## [Data extract]
——

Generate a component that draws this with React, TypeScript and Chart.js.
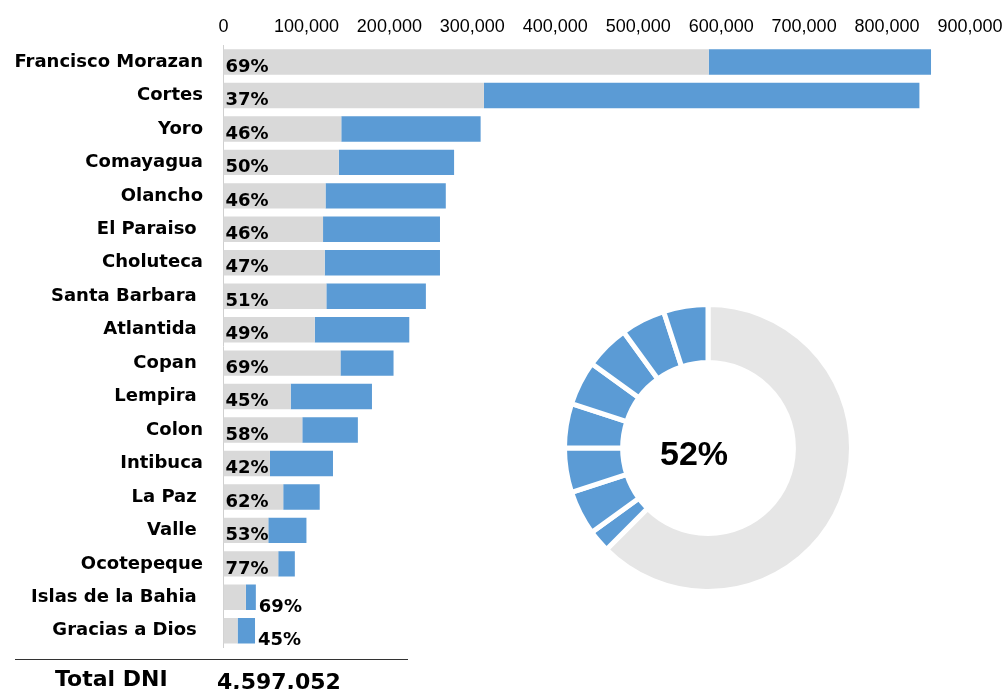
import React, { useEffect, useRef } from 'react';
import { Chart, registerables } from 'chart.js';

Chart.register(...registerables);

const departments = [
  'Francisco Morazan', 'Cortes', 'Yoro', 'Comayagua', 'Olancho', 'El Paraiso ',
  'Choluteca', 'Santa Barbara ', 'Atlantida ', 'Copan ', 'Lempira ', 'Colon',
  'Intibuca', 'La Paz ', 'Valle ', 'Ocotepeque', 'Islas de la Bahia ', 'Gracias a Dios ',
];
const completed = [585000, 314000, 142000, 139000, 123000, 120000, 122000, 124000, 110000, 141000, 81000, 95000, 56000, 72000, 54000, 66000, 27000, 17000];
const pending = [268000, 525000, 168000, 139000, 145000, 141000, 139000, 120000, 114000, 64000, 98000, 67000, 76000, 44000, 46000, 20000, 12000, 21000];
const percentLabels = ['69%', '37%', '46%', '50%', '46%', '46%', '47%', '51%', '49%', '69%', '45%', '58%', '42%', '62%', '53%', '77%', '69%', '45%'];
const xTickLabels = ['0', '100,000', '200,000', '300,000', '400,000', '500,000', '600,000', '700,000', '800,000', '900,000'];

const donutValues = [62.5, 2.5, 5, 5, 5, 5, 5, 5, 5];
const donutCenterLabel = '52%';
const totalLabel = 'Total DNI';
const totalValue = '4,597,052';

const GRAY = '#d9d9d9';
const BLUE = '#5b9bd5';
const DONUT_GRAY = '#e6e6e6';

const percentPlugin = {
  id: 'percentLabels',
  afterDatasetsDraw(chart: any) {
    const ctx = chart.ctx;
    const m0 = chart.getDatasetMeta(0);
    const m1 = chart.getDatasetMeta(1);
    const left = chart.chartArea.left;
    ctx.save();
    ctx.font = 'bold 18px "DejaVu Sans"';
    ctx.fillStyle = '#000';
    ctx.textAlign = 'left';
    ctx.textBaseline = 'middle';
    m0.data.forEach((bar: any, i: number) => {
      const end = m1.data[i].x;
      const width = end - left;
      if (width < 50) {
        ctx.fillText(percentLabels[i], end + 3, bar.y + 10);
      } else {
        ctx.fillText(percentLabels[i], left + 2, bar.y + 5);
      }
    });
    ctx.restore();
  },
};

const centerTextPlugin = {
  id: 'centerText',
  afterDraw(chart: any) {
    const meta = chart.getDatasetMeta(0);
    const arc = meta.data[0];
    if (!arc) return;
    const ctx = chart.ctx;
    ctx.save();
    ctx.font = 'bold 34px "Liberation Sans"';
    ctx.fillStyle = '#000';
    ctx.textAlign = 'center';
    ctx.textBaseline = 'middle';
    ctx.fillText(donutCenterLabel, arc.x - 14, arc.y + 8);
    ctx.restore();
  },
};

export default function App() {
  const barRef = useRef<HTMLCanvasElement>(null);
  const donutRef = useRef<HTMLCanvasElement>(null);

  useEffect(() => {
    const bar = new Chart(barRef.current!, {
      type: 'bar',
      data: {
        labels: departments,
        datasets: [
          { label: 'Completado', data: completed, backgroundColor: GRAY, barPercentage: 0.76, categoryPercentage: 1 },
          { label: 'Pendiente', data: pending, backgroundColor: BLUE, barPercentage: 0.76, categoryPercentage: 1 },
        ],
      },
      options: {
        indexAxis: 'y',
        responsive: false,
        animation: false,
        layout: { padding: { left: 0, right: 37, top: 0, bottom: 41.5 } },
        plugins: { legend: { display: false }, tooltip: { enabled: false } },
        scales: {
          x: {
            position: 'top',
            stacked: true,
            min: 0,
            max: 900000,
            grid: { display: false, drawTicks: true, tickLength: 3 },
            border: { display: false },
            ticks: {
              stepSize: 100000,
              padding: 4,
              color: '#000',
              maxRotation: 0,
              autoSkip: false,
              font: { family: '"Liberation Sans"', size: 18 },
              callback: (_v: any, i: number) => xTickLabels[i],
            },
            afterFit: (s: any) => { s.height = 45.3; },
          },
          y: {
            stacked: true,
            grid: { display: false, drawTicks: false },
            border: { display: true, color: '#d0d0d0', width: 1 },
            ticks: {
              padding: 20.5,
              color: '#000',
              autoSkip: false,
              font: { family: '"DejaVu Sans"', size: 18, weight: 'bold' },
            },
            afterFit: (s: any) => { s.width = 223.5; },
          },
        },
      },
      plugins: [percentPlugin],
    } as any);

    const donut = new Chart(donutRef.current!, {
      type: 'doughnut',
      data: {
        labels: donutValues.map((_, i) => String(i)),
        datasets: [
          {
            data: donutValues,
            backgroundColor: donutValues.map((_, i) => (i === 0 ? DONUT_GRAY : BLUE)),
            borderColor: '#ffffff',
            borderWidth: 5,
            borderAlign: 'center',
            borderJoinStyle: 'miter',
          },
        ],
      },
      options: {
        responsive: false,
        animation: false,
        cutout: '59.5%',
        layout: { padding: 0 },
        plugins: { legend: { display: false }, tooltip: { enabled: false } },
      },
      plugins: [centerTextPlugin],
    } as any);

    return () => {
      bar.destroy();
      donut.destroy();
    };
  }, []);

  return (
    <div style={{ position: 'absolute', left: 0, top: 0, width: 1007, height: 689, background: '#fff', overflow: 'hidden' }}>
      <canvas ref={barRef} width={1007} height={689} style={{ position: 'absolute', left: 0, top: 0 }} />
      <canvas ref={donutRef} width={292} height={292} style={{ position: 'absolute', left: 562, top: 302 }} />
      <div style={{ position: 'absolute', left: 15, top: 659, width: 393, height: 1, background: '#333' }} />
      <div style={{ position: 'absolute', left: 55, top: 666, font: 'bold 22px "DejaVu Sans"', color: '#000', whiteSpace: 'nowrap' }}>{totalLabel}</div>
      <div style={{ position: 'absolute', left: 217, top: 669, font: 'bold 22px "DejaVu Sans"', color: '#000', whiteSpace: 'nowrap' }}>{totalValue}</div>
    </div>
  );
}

——

Pictures are excluded; output everything else in the data verbatim.

## [Result for this exercise]
Generate a component that draws this with React, TypeScript and Chart.js.
import React, { useEffect, useRef } from 'react';
import { Chart, registerables } from 'chart.js';

Chart.register(...registerables);

const departments = [
  'Francisco Morazan', 'Cortes', 'Yoro', 'Comayagua', 'Olancho', 'El Paraiso ',
  'Choluteca', 'Santa Barbara ', 'Atlantida ', 'Copan ', 'Lempira ', 'Colon',
  'Intibuca', 'La Paz ', 'Valle ', 'Ocotepeque', 'Islas de la Bahia ', 'Gracias a Dios ',
];
const completed = [585000, 314000, 142000, 139000, 123000, 120000, 122000, 124000, 110000, 141000, 81000, 95000, 56000, 72000, 54000, 66000, 27000, 17000];
const pending = [268000, 525000, 168000, 139000, 145000, 141000, 139000, 120000, 114000, 64000, 98000, 67000, 76000, 44000, 46000, 20000, 12000, 21000];
const percentLabels = ['69%', '37%', '46%', '50%', '46%', '46%', '47%', '51%', '49%', '69%', '45%', '58%', '42%', '62%', '53%', '77%', '69%', '45%'];
const xTickLabels = ['0', '100,000', '200,000', '300,000', '400,000', '500,000', '600,000', '700,000', '800,000', '900,000'];

const donutValues = [62.5, 2.5, 5, 5, 5, 5, 5, 5, 5];
const donutCenterLabel = '52%';
const totalLabel = 'Total DNI';
const totalValue = '4,597,052';

const GRAY = '#d9d9d9';
const BLUE = '#5b9bd5';
const DONUT_GRAY = '#e6e6e6';

const percentPlugin = {
  id: 'percentLabels',
  afterDatasetsDraw(chart: any) {
    const ctx = chart.ctx;
    const m0 = chart.getDatasetMeta(0);
    const m1 = chart.getDatasetMeta(1);
    const left = chart.chartArea.left;
    ctx.save();
    ctx.font = 'bold 18px "DejaVu Sans"';
    ctx.fillStyle = '#000';
    ctx.textAlign = 'left';
    ctx.textBaseline = 'middle';
    m0.data.forEach((bar: any, i: number) => {
      const end = m1.data[i].x;
      const width = end - left;
      if (width < 50) {
        ctx.fillText(percentLabels[i], end + 3, bar.y + 10);
      } else {
        ctx.fillText(percentLabels[i], left + 2, bar.y + 5);
      }
    });
    ctx.restore();
  },
};

const centerTextPlugin = {
  id: 'centerText',
  afterDraw(chart: any) {
    const meta = chart.getDatasetMeta(0);
    const arc = meta.data[0];
    if (!arc) return;
    const ctx = chart.ctx;
    ctx.save();
    ctx.font = 'bold 34px "Liberation Sans"';
    ctx.fillStyle = '#000';
    ctx.textAlign = 'center';
    ctx.textBaseline = 'middle';
    ctx.fillText(donutCenterLabel, arc.x - 14, arc.y + 8);
    ctx.restore();
  },
};

export default function App() {
  const barRef = useRef<HTMLCanvasElement>(null);
  const donutRef = useRef<HTMLCanvasElement>(null);

  useEffect(() => {
    const bar = new Chart(barRef.current!, {
      type: 'bar',
      data: {
        labels: departments,
        datasets: [
          { label: 'Completado', data: completed, backgroundColor: GRAY, barPercentage: 0.76, categoryPercentage: 1 },
          { label: 'Pendiente', data: pending, backgroundColor: BLUE, barPercentage: 0.76, categoryPercentage: 1 },
        ],
      },
      options: {
        indexAxis: 'y',
        responsive: false,
        animation: false,
        layout: { padding: { left: 0, right: 37, top: 0, bottom: 41.5 } },
        plugins: { legend: { display: false }, tooltip: { enabled: false } },
        scales: {
          x: {
            position: 'top',
            stacked: true,
            min: 0,
            max: 900000,
            grid: { display: false, drawTicks: true, tickLength: 3 },
            border: { display: false },
            ticks: {
              stepSize: 100000,
              padding: 4,
              color: '#000',
              maxRotation: 0,
              autoSkip: false,
              font: { family: '"Liberation Sans"', size: 18 },
              callback: (_v: any, i: number) => xTickLabels[i],
            },
            afterFit: (s: any) => { s.height = 45.3; },
          },
          y: {
            stacked: true,
            grid: { display: false, drawTicks: false },
            border: { display: true, color: '#d0d0d0', width: 1 },
            ticks: {
              padding: 20.5,
              color: '#000',
              autoSkip: false,
              font: { family: '"DejaVu Sans"', size: 18, weight: 'bold' },
            },
            afterFit: (s: any) => { s.width = 223.5; },
          },
        },
      },
      plugins: [percentPlugin],
    } as any);

    const donut = new Chart(donutRef.current!, {
      type: 'doughnut',
      data: {
        labels: donutValues.map((_, i) => String(i)),
        datasets: [
          {
            data: donutValues,
            backgroundColor: donutValues.map((_, i) => (i === 0 ? DONUT_GRAY : BLUE)),
            borderColor: '#ffffff',
            borderWidth: 5,
            borderAlign: 'center',
            borderJoinStyle: 'miter',
          },
        ],
      },
      options: {
        responsive: false,
        animation: false,
        cutout: '59.5%',
        layout: { padding: 0 },
        plugins: { legend: { display: false }, tooltip: { enabled: false } },
      },
      plugins: [centerTextPlugin],
    } as any);

    return () => {
      bar.destroy();
      donut.destroy();
    };
  }, []);

  return (
    <div style={{ position: 'absolute', left: 0, top: 0, width: 1007, height: 689, background: '#fff', overflow: 'hidden' }}>
      <canvas ref={barRef} width={1007} height={689} style={{ position: 'absolute', left: 0, top: 0 }} />
      <canvas ref={donutRef} width={292} height={292} style={{ position: 'absolute', left: 562, top: 302 }} />
      <div style={{ position: 'absolute', left: 15, top: 659, width: 393, height: 1, background: '#333' }} />
      <div style={{ position: 'absolute', left: 55, top: 666, font: 'bold 22px "DejaVu Sans"', color: '#000', whiteSpace: 'nowrap' }}>{totalLabel}</div>
      <div style={{ position: 'absolute', left: 217, top: 669, font: 'bold 22px "DejaVu Sans"', color: '#000', whiteSpace: 'nowrap' }}>{totalValue}</div>
    </div>
  );
}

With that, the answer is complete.